Task:
Working from the top of the listing below, retype each line through the line containing "const seriesData = [rout35, rout5, rout65, rout8, rout95];", both included, with no pictures.

== == ==

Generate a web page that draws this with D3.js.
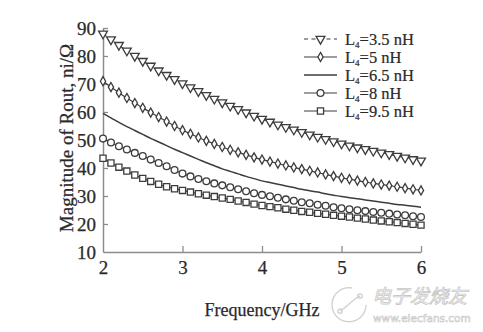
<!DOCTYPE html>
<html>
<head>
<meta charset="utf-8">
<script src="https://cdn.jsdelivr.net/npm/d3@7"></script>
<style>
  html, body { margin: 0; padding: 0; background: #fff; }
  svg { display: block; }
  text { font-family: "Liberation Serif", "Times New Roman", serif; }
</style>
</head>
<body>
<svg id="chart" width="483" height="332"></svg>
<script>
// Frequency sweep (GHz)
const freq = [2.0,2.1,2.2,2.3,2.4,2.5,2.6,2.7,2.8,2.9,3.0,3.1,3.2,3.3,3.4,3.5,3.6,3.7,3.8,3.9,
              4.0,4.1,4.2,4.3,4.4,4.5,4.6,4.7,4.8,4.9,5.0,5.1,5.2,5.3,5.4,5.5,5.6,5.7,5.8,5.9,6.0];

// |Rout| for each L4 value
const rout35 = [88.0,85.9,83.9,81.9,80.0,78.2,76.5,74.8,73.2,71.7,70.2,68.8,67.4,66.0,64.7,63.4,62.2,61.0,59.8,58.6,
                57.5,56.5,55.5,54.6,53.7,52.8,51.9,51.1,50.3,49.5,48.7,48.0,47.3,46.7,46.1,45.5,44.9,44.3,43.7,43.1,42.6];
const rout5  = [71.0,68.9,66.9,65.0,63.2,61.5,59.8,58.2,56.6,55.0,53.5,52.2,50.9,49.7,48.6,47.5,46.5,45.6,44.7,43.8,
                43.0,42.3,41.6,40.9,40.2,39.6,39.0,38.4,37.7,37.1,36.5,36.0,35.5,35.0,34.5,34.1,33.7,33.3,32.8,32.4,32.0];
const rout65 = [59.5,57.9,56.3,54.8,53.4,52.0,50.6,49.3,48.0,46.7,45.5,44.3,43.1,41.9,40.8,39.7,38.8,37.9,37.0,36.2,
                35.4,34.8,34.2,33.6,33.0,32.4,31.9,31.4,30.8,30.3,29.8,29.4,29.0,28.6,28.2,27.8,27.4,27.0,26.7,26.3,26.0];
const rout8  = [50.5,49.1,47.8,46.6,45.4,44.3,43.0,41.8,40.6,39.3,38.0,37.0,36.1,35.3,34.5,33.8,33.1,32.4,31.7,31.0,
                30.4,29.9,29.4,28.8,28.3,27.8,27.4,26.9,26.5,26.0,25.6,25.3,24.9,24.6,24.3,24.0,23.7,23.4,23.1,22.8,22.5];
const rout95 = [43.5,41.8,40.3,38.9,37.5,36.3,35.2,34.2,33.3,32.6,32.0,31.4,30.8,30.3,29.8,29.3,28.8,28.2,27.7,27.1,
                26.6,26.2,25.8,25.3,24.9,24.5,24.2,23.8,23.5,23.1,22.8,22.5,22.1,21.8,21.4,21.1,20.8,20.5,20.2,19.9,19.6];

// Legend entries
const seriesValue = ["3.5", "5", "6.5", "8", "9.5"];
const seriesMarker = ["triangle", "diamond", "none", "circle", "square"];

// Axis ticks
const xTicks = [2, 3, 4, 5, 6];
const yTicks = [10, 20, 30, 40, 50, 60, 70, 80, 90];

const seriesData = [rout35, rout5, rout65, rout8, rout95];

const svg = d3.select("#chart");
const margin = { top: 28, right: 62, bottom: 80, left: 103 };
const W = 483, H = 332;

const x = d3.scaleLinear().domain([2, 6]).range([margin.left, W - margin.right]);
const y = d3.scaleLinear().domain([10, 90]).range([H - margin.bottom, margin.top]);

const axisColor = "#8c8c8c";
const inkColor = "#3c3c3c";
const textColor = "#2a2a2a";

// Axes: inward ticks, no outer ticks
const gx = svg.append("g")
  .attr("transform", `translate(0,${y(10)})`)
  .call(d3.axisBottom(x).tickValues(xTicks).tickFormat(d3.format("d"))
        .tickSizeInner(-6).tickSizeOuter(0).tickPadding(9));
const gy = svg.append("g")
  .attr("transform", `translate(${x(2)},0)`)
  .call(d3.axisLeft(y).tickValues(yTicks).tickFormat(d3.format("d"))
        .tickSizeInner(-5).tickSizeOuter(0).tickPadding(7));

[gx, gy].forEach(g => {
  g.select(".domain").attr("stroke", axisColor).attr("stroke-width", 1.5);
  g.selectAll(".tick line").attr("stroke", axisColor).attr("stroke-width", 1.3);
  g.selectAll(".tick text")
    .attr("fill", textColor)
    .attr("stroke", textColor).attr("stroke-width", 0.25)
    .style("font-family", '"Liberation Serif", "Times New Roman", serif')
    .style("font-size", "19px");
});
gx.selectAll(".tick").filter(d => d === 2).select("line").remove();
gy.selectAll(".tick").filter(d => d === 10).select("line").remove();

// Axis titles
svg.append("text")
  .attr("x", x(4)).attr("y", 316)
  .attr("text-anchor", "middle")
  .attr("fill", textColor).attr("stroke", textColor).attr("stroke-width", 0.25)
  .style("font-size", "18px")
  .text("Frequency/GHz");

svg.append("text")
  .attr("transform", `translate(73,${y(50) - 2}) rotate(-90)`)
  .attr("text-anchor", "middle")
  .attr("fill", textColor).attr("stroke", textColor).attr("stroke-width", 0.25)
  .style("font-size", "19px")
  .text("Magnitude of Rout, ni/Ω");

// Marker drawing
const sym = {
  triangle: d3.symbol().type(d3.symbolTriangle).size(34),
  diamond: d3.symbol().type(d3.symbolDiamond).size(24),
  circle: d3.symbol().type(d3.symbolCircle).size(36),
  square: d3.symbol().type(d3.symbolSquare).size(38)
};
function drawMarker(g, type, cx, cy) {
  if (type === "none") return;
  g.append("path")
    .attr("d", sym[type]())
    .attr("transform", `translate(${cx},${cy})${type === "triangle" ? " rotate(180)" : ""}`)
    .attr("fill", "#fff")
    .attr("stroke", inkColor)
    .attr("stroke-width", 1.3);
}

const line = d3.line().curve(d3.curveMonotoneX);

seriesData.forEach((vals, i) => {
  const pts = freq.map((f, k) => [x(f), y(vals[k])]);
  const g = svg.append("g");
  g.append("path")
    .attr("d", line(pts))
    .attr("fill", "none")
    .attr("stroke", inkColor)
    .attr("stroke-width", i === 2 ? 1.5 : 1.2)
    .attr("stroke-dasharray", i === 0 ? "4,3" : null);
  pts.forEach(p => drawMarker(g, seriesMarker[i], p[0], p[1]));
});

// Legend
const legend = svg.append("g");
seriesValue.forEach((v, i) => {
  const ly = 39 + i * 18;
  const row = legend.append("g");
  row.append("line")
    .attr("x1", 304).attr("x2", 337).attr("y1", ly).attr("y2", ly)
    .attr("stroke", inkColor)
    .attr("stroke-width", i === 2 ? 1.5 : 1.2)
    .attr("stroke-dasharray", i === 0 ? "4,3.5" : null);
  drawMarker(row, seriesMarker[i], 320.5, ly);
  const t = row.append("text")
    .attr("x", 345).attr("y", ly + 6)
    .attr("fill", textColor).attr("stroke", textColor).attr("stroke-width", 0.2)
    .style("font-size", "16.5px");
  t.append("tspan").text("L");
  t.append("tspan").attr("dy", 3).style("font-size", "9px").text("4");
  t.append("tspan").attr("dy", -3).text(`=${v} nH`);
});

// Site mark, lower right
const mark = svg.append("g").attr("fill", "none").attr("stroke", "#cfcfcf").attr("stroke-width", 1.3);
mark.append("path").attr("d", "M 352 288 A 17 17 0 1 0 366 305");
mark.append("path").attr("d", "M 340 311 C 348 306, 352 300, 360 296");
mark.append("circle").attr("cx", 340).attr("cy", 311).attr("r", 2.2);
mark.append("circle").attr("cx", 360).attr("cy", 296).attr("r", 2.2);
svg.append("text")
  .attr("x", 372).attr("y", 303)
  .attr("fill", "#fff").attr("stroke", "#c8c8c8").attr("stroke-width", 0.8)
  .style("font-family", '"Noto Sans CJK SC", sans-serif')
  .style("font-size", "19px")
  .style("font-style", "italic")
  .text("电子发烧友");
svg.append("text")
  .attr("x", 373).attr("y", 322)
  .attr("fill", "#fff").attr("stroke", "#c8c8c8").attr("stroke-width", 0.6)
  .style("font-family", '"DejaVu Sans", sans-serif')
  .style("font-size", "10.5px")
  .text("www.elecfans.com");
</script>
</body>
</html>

== == ==

Solution to this problem:
Generate a web page that draws this with D3.js.
<!DOCTYPE html>
<html>
<head>
<meta charset="utf-8">
<script src="https://cdn.jsdelivr.net/npm/d3@7"></script>
<style>
  html, body { margin: 0; padding: 0; background: #fff; }
  svg { display: block; }
  text { font-family: "Liberation Serif", "Times New Roman", serif; }
</style>
</head>
<body>
<svg id="chart" width="483" height="332"></svg>
<script>
// Frequency sweep (GHz)
const freq = [2.0,2.1,2.2,2.3,2.4,2.5,2.6,2.7,2.8,2.9,3.0,3.1,3.2,3.3,3.4,3.5,3.6,3.7,3.8,3.9,
              4.0,4.1,4.2,4.3,4.4,4.5,4.6,4.7,4.8,4.9,5.0,5.1,5.2,5.3,5.4,5.5,5.6,5.7,5.8,5.9,6.0];

// |Rout| for each L4 value
const rout35 = [88.0,85.9,83.9,81.9,80.0,78.2,76.5,74.8,73.2,71.7,70.2,68.8,67.4,66.0,64.7,63.4,62.2,61.0,59.8,58.6,
                57.5,56.5,55.5,54.6,53.7,52.8,51.9,51.1,50.3,49.5,48.7,48.0,47.3,46.7,46.1,45.5,44.9,44.3,43.7,43.1,42.6];
const rout5  = [71.0,68.9,66.9,65.0,63.2,61.5,59.8,58.2,56.6,55.0,53.5,52.2,50.9,49.7,48.6,47.5,46.5,45.6,44.7,43.8,
                43.0,42.3,41.6,40.9,40.2,39.6,39.0,38.4,37.7,37.1,36.5,36.0,35.5,35.0,34.5,34.1,33.7,33.3,32.8,32.4,32.0];
const rout65 = [59.5,57.9,56.3,54.8,53.4,52.0,50.6,49.3,48.0,46.7,45.5,44.3,43.1,41.9,40.8,39.7,38.8,37.9,37.0,36.2,
                35.4,34.8,34.2,33.6,33.0,32.4,31.9,31.4,30.8,30.3,29.8,29.4,29.0,28.6,28.2,27.8,27.4,27.0,26.7,26.3,26.0];
const rout8  = [50.5,49.1,47.8,46.6,45.4,44.3,43.0,41.8,40.6,39.3,38.0,37.0,36.1,35.3,34.5,33.8,33.1,32.4,31.7,31.0,
                30.4,29.9,29.4,28.8,28.3,27.8,27.4,26.9,26.5,26.0,25.6,25.3,24.9,24.6,24.3,24.0,23.7,23.4,23.1,22.8,22.5];
const rout95 = [43.5,41.8,40.3,38.9,37.5,36.3,35.2,34.2,33.3,32.6,32.0,31.4,30.8,30.3,29.8,29.3,28.8,28.2,27.7,27.1,
                26.6,26.2,25.8,25.3,24.9,24.5,24.2,23.8,23.5,23.1,22.8,22.5,22.1,21.8,21.4,21.1,20.8,20.5,20.2,19.9,19.6];

// Legend entries
const seriesValue = ["3.5", "5", "6.5", "8", "9.5"];
const seriesMarker = ["triangle", "diamond", "none", "circle", "square"];

// Axis ticks
const xTicks = [2, 3, 4, 5, 6];
const yTicks = [10, 20, 30, 40, 50, 60, 70, 80, 90];

const seriesData = [rout35, rout5, rout65, rout8, rout95];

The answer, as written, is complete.